By NATARIO McKENZIE
Tribune Business Reporter
nmckenzie@tribunmedia.net
A Cabinet Minister yesterday promised the Minnis administration will deliver "revolutionary changes" to improve the ease of doing business, adding: "We can't maintain the status quo."
"This government understands that the ease of 'doing business' has slipped considerably. We have to make it easier for people to do business.

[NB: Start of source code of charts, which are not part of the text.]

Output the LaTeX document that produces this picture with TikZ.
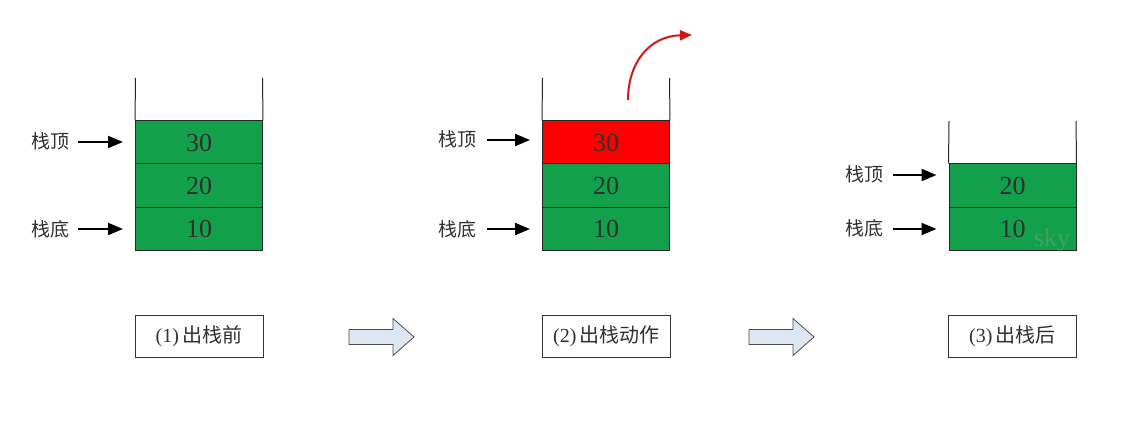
\documentclass[tikz,border=0pt]{standalone}
\usepackage{fontspec}
\setmainfont{Liberation Serif}
\newfontfamily\cjk{Noto Sans CJK SC}
\usetikzlibrary{arrows.meta}
\definecolor{stgreen}{HTML}{13A04A}
\definecolor{stred}{HTML}{FF0000}
\definecolor{curvered}{HTML}{D01818}
\definecolor{txt}{HTML}{303030}
\definecolor{barrow}{HTML}{DDE6F2}
\tikzset{
  cell/.style={draw=black!85, line width=1pt, minimum width=127pt, minimum height=43pt, inner sep=0pt, font=\fontsize{26}{26}\selectfont, text=txt},
  wall/.style={draw=black!85, line width=1pt},
  lbl/.style={font=\cjk\fontsize{19}{19}\selectfont, text=txt, inner sep=0pt},
  ptr/.style={-{Triangle[length=15pt,width=12pt]}, line width=2pt, black, shorten >=12pt},
  capbox/.style={draw=black!80, line width=1pt, minimum width=128pt, minimum height=42pt, inner sep=0pt, font=\fontsize{20}{20}\selectfont, text=txt},
  bigarrow/.style={draw=black!70, fill=barrow, line width=0.8pt, line join=miter}
}
\newcommand{\blockarrow}[2]{% #1 = left x, #2 = center y
  \draw[bigarrow] (#1,#2-7.5) -- ++(44,0) -- ++(0,-11) -- ++(21,18.5) -- ++(-21,18.5) -- ++(0,-11) -- ++(-44,0) -- cycle;}
\begin{document}
\begin{tikzpicture}[x=1pt,y=-1pt]
\useasboundingbox (0,0) rectangle (1131,422);
% ---------- stack 1 ----------
\node[cell, fill=stgreen] (a30) at (199,142.5) {30};
\node[cell, fill=stgreen] (a20) at (199,185.5) {20};
\node[cell, fill=stgreen] (a10) at (199,228.5) {10};
\coordinate (a1t) at (135.5,78);
\coordinate (a2t) at (262.5,78);
\draw[wall] (a1t) -- (a30.north west);
\draw[wall] (a2t) -- (a30.north east);
\node[lbl] (atop) at (50,141) {栈顶};
\node[lbl] (abot) at (50,229) {栈底};
\coordinate (as1) at (78,142);
\coordinate (as2) at (78,229);
\draw[ptr] (as1) -- (as1 -| a30.west);
\draw[ptr] (as2) -- (as2 -| a10.west);
\node[capbox] (cap1) at (199,336) {(1)\,{\cjk 出栈前}};
% ---------- stack 2 ----------
\node[cell, fill=stred] (b30) at (606,142.5) {30};
\node[cell, fill=stgreen] (b20) at (606,185.5) {20};
\node[cell, fill=stgreen] (b10) at (606,228.5) {10};
\coordinate (b1t) at (542.5,78);
\coordinate (b2t) at (669.5,78);
\draw[wall] (b1t) -- (b30.north west);
\draw[wall] (b2t) -- (b30.north east);
\node[lbl] (btop) at (457,139) {栈顶};
\node[lbl] (bbot) at (457,229) {栈底};
\coordinate (bs1) at (487,140);
\coordinate (bs2) at (487,229);
\draw[ptr] (bs1) -- (bs1 -| b30.west);
\draw[ptr] (bs2) -- (bs2 -| b10.west);
\coordinate (cs) at (628,100);
\coordinate (ce) at (692,35);
\draw[curvered, line width=2pt, -{Triangle[length=12pt,width=10pt]}] (cs) .. controls (628,62) and (650,36) .. (ce);
\node[capbox] (cap2) at (606.5,336) {(2)\,{\cjk 出栈动作}};
% ---------- stack 3 ----------
\node[cell, fill=stgreen] (c20) at (1012.5,185.5) {20};
\node[cell, fill=stgreen] (c10) at (1012.5,228.5) {10};
\coordinate (c1t) at (949,121);
\coordinate (c2t) at (1076,121);
\draw[wall] (c1t) -- (c20.north west);
\draw[wall] (c2t) -- (c20.north east);
\node[lbl] (ctop) at (864,174) {栈顶};
\node[lbl] (cbot) at (864,228) {栈底};
\coordinate (cs1) at (893,175);
\coordinate (cs2) at (893,229);
\draw[ptr] (cs1) -- (cs1 -| c20.west);
\draw[ptr] (cs2) -- (cs2 -| c10.west);
\node[capbox] (cap3) at (1012.5,336) {(3)\,{\cjk 出栈后}};
\node[font=\fontsize{26}{26}\selectfont, text=gray!70, text opacity=0.3, anchor=base] (wm) at (1052,246) {sky};
% ---------- transition arrows ----------
\blockarrow{349}{337}
\blockarrow{749}{337}
\end{tikzpicture}
\end{document}
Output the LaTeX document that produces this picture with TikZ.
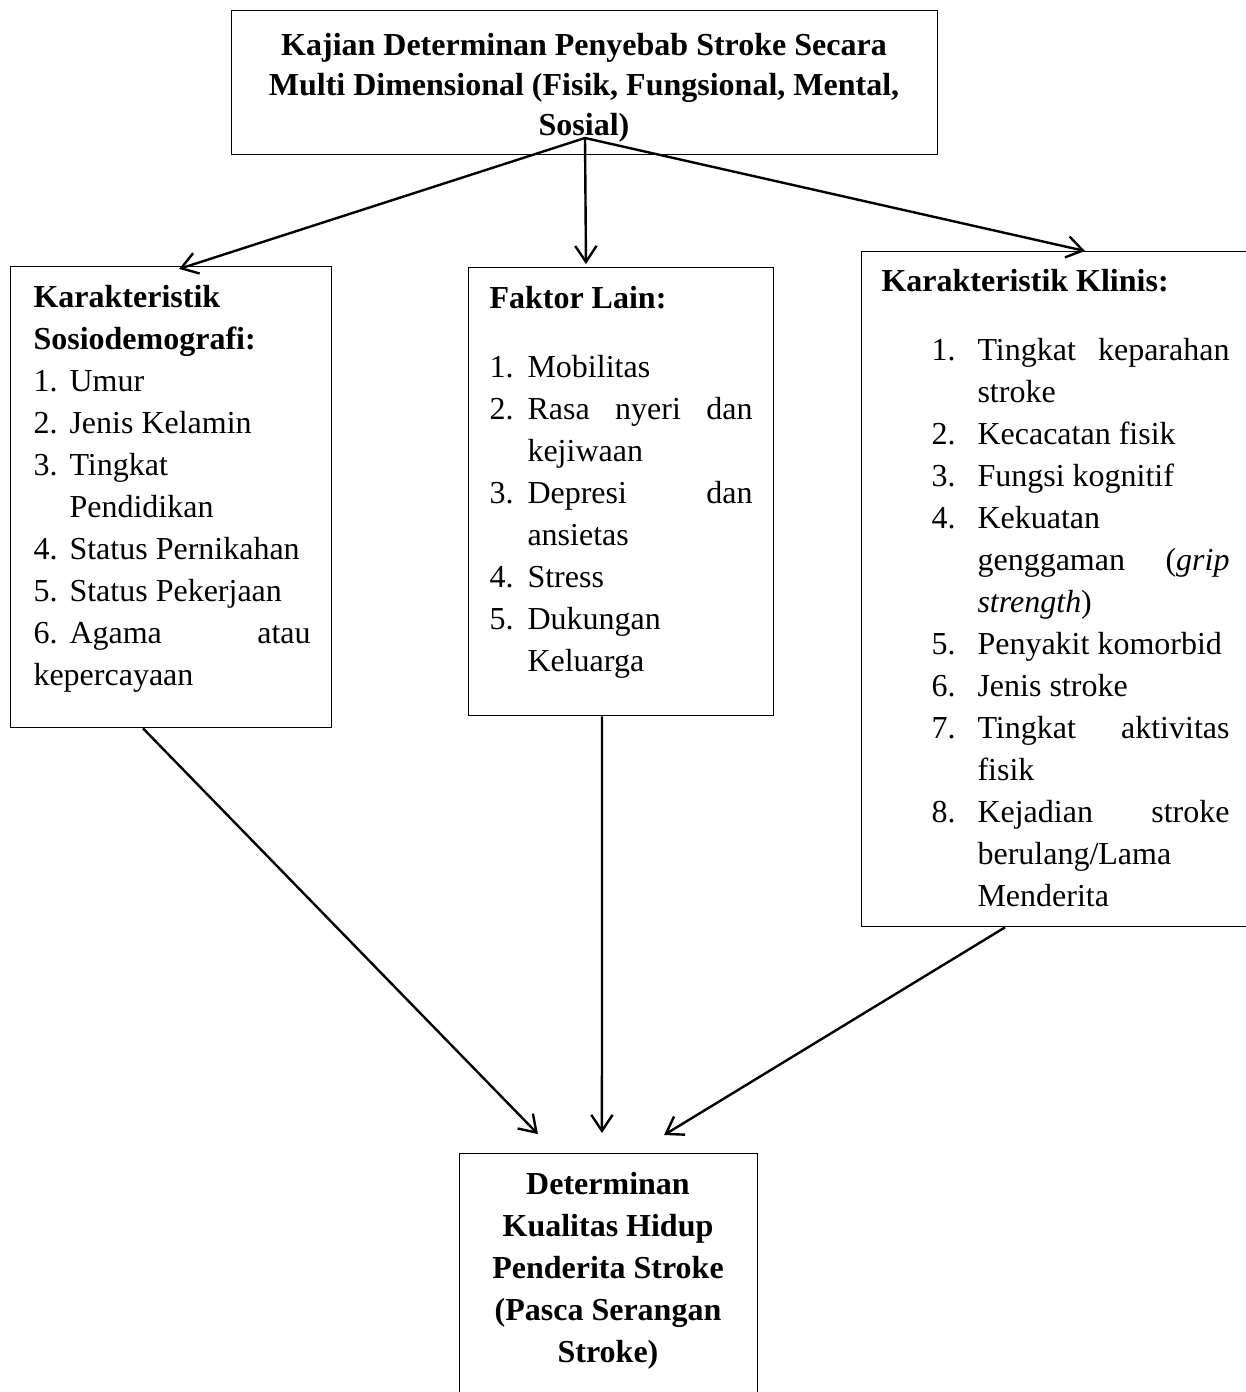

There are some revolutionary changes that we are about to introduce because we can't maintain the status quo," said Dionisio D'Aguilar, minister of tourism, at the Abaco Business Outlook conference.
Kristie Powell, a Bahamian senior technical account manager at Google, lamented bureaucracy that impacts the 'ease of doing business'.
She added that millennials were not in government to effect change, and said: "When we approach governments, regardless of who is in power, the amount of red tape where you can't get anything done is perplexing, whereas in the US I can start a business within five minutes without even being a US citizen."
Mr D'Aguilar suggested that attracting college and university-educated Bahamian millennials back home could be a catalyst grow this nation's economy.
Mr D'Aguilar said: "The Bahamas government is in kind of a dilemma because we use government to create employment. There is a desire to make that change. The problem is the political will. This government understands that we have slipped considerably in the ease of doing business. There are frustrating barriers that you constantly run up against and that has to change."
Comments
banker 7 years, 1 month ago
I don't believe that the Bahamas will ever make ease of doing business a priority. Too many civil service jobs depend on being inefficient and it would cost them votes.